> **Your objective**:
Copy out the data below as written; omit any images.

•••

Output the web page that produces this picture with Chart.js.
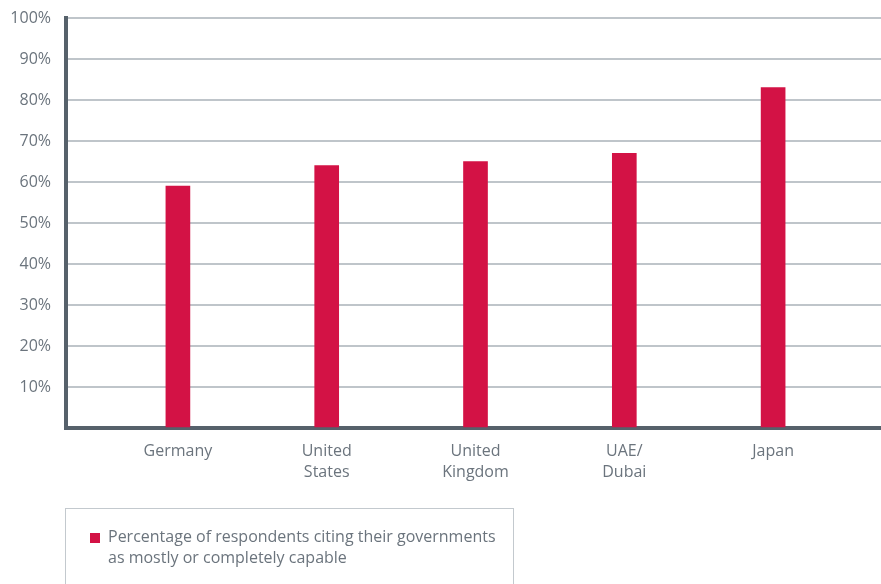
<!DOCTYPE html>
<html>
<head>
<meta charset="utf-8">
<script src="https://cdn.jsdelivr.net/npm/chart.js@4/dist/chart.umd.min.js"></script>
<style>
  html, body { margin: 0; padding: 0; background: #fff; overflow: hidden; }
  #wrap { position: relative; width: 881px; height: 584px; }
  #legend {
    position: absolute; left: 65px; top: 508px; width: 449px; height: 100px;
    border: 1px solid #c3c9ce; box-sizing: border-box;
    font-family: "Open Sans", sans-serif; font-size: 16px; line-height: 21px; color: #6b747d;
  }
  #legend .box { position: absolute; left: 24px; top: 24px; width: 10px; height: 10px; }
  #legend .txt { position: absolute; left: 42px; top: 17px; width: 400px; }
</style>
</head>
<body>
<div id="wrap">
  <canvas id="c" width="881" height="584"></canvas>
  <div id="legend"><span class="box"></span><span class="txt"></span></div>
</div>
<script>
(function () {
  "use strict";

  const categories = [["Germany"], ["United", "States"], ["United", "Kingdom"], ["UAE/", "Dubai"], ["Japan"]];
  const values = [59, 64, 65, 67, 83];
  const yTickLabels = ["", "10%", "20%", "30%", "40%", "50%", "60%", "70%", "80%", "90%", "100%"];
  const seriesLabel = "Percentage of respondents citing their governments as mostly or completely capable";

  const barColor = "#d31245";
  const textColor = "#6b747d";

  function get(id) {
    return document.getElementById(id);
  }

  get("legend").querySelector(".box").style.background = barColor;
  get("legend").querySelector(".txt").textContent = seriesLabel;

  const points = values.map((v, i) => ({ x: i, y: v }));

  new Chart(get("c").getContext("2d"), {
    type: "bar",
    data: {
      datasets: [{
        label: seriesLabel,
        data: points,
        backgroundColor: barColor,
        barThickness: 24,
      }],
    },
    options: {
      responsive: false,
      animation: false,
      layout: { padding: { top: 18, right: 0, left: 0, bottom: 0 } },
      plugins: { legend: { display: false }, tooltip: { enabled: false } },
      scales: {
        x: {
          type: "linear",
          offset: false,
          min: -0.752,
          max: 4.725,
          grid: { display: false, drawTicks: false },
          border: { color: "#56616b", width: 4 },
          ticks: {
            stepSize: 1,
            autoSkip: false,
            maxRotation: 0,
            padding: 13,
            color: textColor,
            font: { family: "Open Sans", size: 16, lineHeight: 1.3 },
            callback: (v) => (Number.isInteger(v) && categories[v] ? categories[v] : ""),
          },
          afterFit: (s) => {
            s.height = 156;
            s.paddingLeft = 0;
            s.paddingRight = 0;
          },
        },
        y: {
          min: 0,
          max: 100,
          grid: { color: "#bfc5ca", lineWidth: 2, drawTicks: false },
          border: { color: "#56616b", width: 4 },
          ticks: {
            stepSize: 10,
            padding: 15,
            color: textColor,
            font: { family: "Open Sans", size: 16 },
            callback: (v) => yTickLabels[Math.round(v / 10)],
          },
          afterFit: (s) => {
            s.width = 66;
            s.paddingTop = 0;
            s.paddingBottom = 0;
          },
        },
      },
    },
  });
})();
</script>
</body>
</html>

•••

> **Written reply**:
Output the web page that produces this picture with Chart.js.
<!DOCTYPE html>
<html>
<head>
<meta charset="utf-8">
<script src="https://cdn.jsdelivr.net/npm/chart.js@4/dist/chart.umd.min.js"></script>
<style>
  html, body { margin: 0; padding: 0; background: #fff; overflow: hidden; }
  #wrap { position: relative; width: 881px; height: 584px; }
  #legend {
    position: absolute; left: 65px; top: 508px; width: 449px; height: 100px;
    border: 1px solid #c3c9ce; box-sizing: border-box;
    font-family: "Open Sans", sans-serif; font-size: 16px; line-height: 21px; color: #6b747d;
  }
  #legend .box { position: absolute; left: 24px; top: 24px; width: 10px; height: 10px; }
  #legend .txt { position: absolute; left: 42px; top: 17px; width: 400px; }
</style>
</head>
<body>
<div id="wrap">
  <canvas id="c" width="881" height="584"></canvas>
  <div id="legend"><span class="box"></span><span class="txt"></span></div>
</div>
<script>
(function () {
  "use strict";

  const categories = [["Germany"], ["United", "States"], ["United", "Kingdom"], ["UAE/", "Dubai"], ["Japan"]];
  const values = [59, 64, 65, 67, 83];
  const yTickLabels = ["", "10%", "20%", "30%", "40%", "50%", "60%", "70%", "80%", "90%", "100%"];
  const seriesLabel = "Percentage of respondents citing their governments as mostly or completely capable";

  const barColor = "#d31245";
  const textColor = "#6b747d";

  function get(id) {
    return document.getElementById(id);
  }

  get("legend").querySelector(".box").style.background = barColor;
  get("legend").querySelector(".txt").textContent = seriesLabel;

  const points = values.map((v, i) => ({ x: i, y: v }));

  new Chart(get("c").getContext("2d"), {
    type: "bar",
    data: {
      datasets: [{
        label: seriesLabel,
        data: points,
        backgroundColor: barColor,
        barThickness: 24,
      }],
    },
    options: {
      responsive: false,
      animation: false,
      layout: { padding: { top: 18, right: 0, left: 0, bottom: 0 } },
      plugins: { legend: { display: false }, tooltip: { enabled: false } },
      scales: {
        x: {
          type: "linear",
          offset: false,
          min: -0.752,
          max: 4.725,
          grid: { display: false, drawTicks: false },
          border: { color: "#56616b", width: 4 },
          ticks: {
            stepSize: 1,
            autoSkip: false,
            maxRotation: 0,
            padding: 13,
            color: textColor,
            font: { family: "Open Sans", size: 16, lineHeight: 1.3 },
            callback: (v) => (Number.isInteger(v) && categories[v] ? categories[v] : ""),
          },
          afterFit: (s) => {
            s.height = 156;
            s.paddingLeft = 0;
            s.paddingRight = 0;
          },
        },
        y: {
          min: 0,
          max: 100,
          grid: { color: "#bfc5ca", lineWidth: 2, drawTicks: false },
          border: { color: "#56616b", width: 4 },
          ticks: {
            stepSize: 10,
            padding: 15,
            color: textColor,
            font: { family: "Open Sans", size: 16 },
            callback: (v) => yTickLabels[Math.round(v / 10)],
          },
          afterFit: (s) => {
            s.width = 66;
            s.paddingTop = 0;
            s.paddingBottom = 0;
          },
        },
      },
    },
  });
})();
</script>
</body>
</html>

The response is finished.